[Strike]

Hello,

The experiment is that little paper discs are soaked in a catalase solution so each disc absorbs 1ug of the enzyme. The disc is then placed at the bottom of a beaker with a known peroxide concentration. The time it takes for the disc to reach the top of the solution is recorded.



I only know how to get the Km value was to plot 1/v vs 1/[ S] but I don't have the v values.
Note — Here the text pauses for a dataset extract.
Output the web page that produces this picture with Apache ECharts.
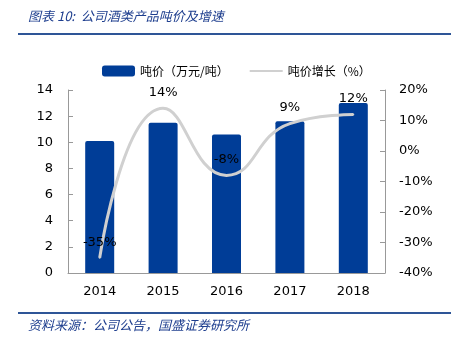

I tried plotting the data and it does seem to max out at a 0.2 M of H2O2


(Graph starts to reach an asymptote after 0.2 M meaning Vmax is reached at 0.2 M but how do I calculate this?)


Also: Say the enzyme (is tetrameric, meaning 4 active sites) has a kcat of 40,000,000 sec-1 and the balanced equation for substrate into product is:

2H₂O₂ --> 2H₂O + O₂

The enzyme would still turnover 40 million peroxide molecules regardless of the stoichiometry and the "tetrameric enzyme with 4 active sites" right?

[Babcock_Hall]

Does the floating to the top only happen when all of the substrate is consumed?  I admit to being baffled.  Most enzyme kinetics is done using the initial rate of the reaction, before much of the substrate is consumed.  However, this problem might require the use of an integrated rate equation, which is less common in enzyme kinetics.  R. A. Alberty did some work in this area.